Take, for example, the FEMA database, which is the main national source of flood data. It is inconsistent, lacks detail and much of it is out of date. Some regions have no data, while others rely on data from the 1960s. What’s more, it lacks detail on flood depth and return periods, two hugely important metrics for forecasting losses.

 

This has unfortunately led to a false sense of security in some high-risk areas and an overstating of risks in others.

 

2.     Long return period events should not be unexpected

 

The devastation caused by the two storms is rightly shocking. Current estimates suggest that Harvey was in the range of a 500-year flood event; however, this terminology can be misleading – the science and probability behind these labels are actually rather complex. 

 

Note that from August 2015 to August 2016, there were eight 500-year flood events recorded by the US National Weather Service. There were six 1,000-year floods in the US over the five years from 2010 to 2014. In 2015 and 2016, there were at least three each year [Source: Vox Media].  

 

In other words, if you dismiss these long return period events as “inconceiveable” events, you do so at your peril.

 

3.     Flood is complex

 

Flood is far more complex than other perils, mainly because of the impact of local terrain features and geography. To date, the US insurance market has been focused on understanding hurricanes and storm surge, while overlooking different types of flooding.

 

This has been dramatically exposed by Harvey in particular. Pluvial flood was a key feature and the volume of rain (estimated at tens of billions of gallons) meant flooding was seen in many areas where river flooding (which many people think of as the sole source of flooding) has never been seen. At JBA Risk Management we explicitly model different sources of flood for precisely this reason. 

 

In general, flood maps used by insurers should be based on detailed, nuanced data which cover a range of return periods, from one in 20 year events through to one in 1000 year events, and which indicate likely flood depths. Using data of the highest possible resolution and quality is also important as flood is far more localized than other perils.

 

4.     The insurance gap is real

 

Too many people are underinsured for flood in the US, and this has sadly been laid bare by the recent storms. In Harris County, Texas, where Houston is situated — only 80 feet above sea level and in a hurricane zone – as little as 15 percent of its structures are covered by flood insurance.

 

Nationwide, market penetration hovers around 50 percent of properties in 100-year flood plains.

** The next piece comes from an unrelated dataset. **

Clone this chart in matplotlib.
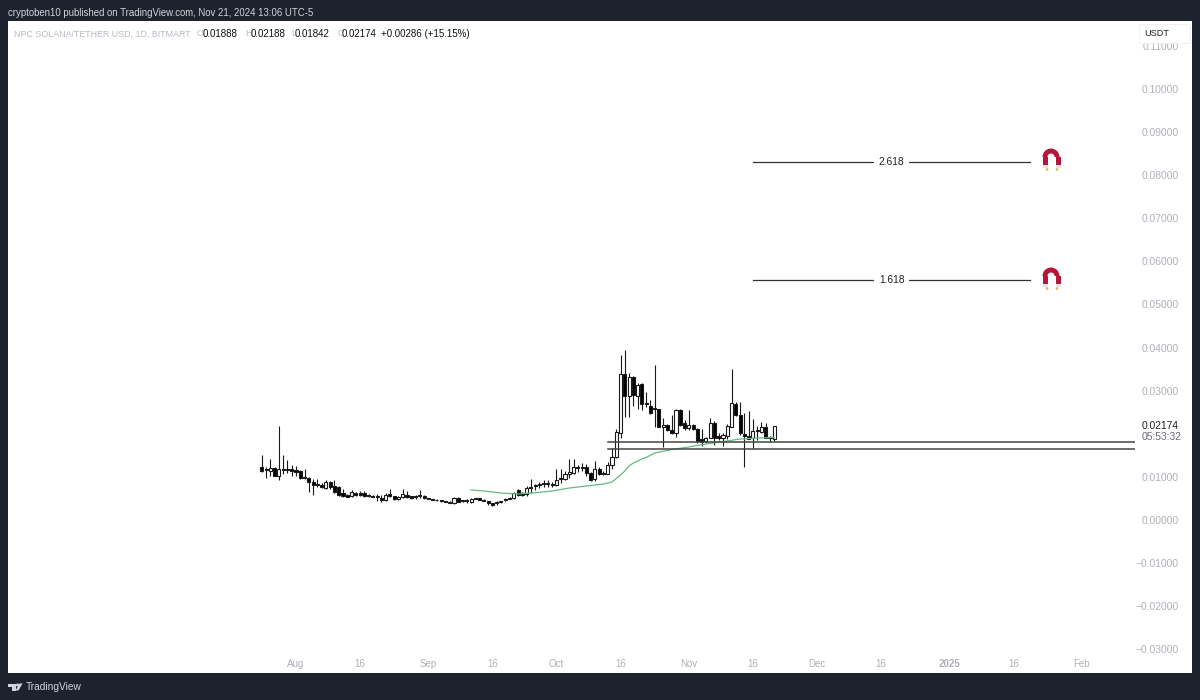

Even in very high-risk areas, such as New Orleans and South Florida, penetration rates range from just over 50 percent down into single digits.

 

5.     The NFIP needs fixing

 

We can’t predict the outcome of the government’s review of the National Flood Insurance Program, but the status quo is no longer viable and the recent storms will only compound the pressure. 

 

The NFIP is $25bn in debt and operating under a model that is no longer fit for purpose. Harvey and Irma will be significant events for the NFIP which has $2bn in cash and a further $6bn in borrowing capacity. The net result is that the NFIP will fall further into debt.

 

What has gone wrong? Part of the problem stems from pricing restrictions which mean roughly one-in-five policyholders are charged rates that do not fully reflect their actual exposure. But that’s only half the story: a lack of adequate data has been a significant hurdle.

 

Harvey and Irma will shine a spotlight on the reauthorization of the NFIP. At JBA Risk Management, we think it is extremely likely that the market will open up to greater private participation in the very near future.

 

Even if a moderate percentage of the market is transferred to private carriers, this could be one of the biggest growth markets for property casualty insurers in years - so long as they are prepared. 

 

 

Preparation and awareness are key. Like any natural peril, communities and individuals need accurate knowledge, as does the insurance market that serves their needs. Part of that preparation is having a clear, up-to-date, science-based understanding of the underlying risk.

 

If any good is to come out of this year’s hurricane season, then the re/insurance, business and government communities must take heed of these lessons.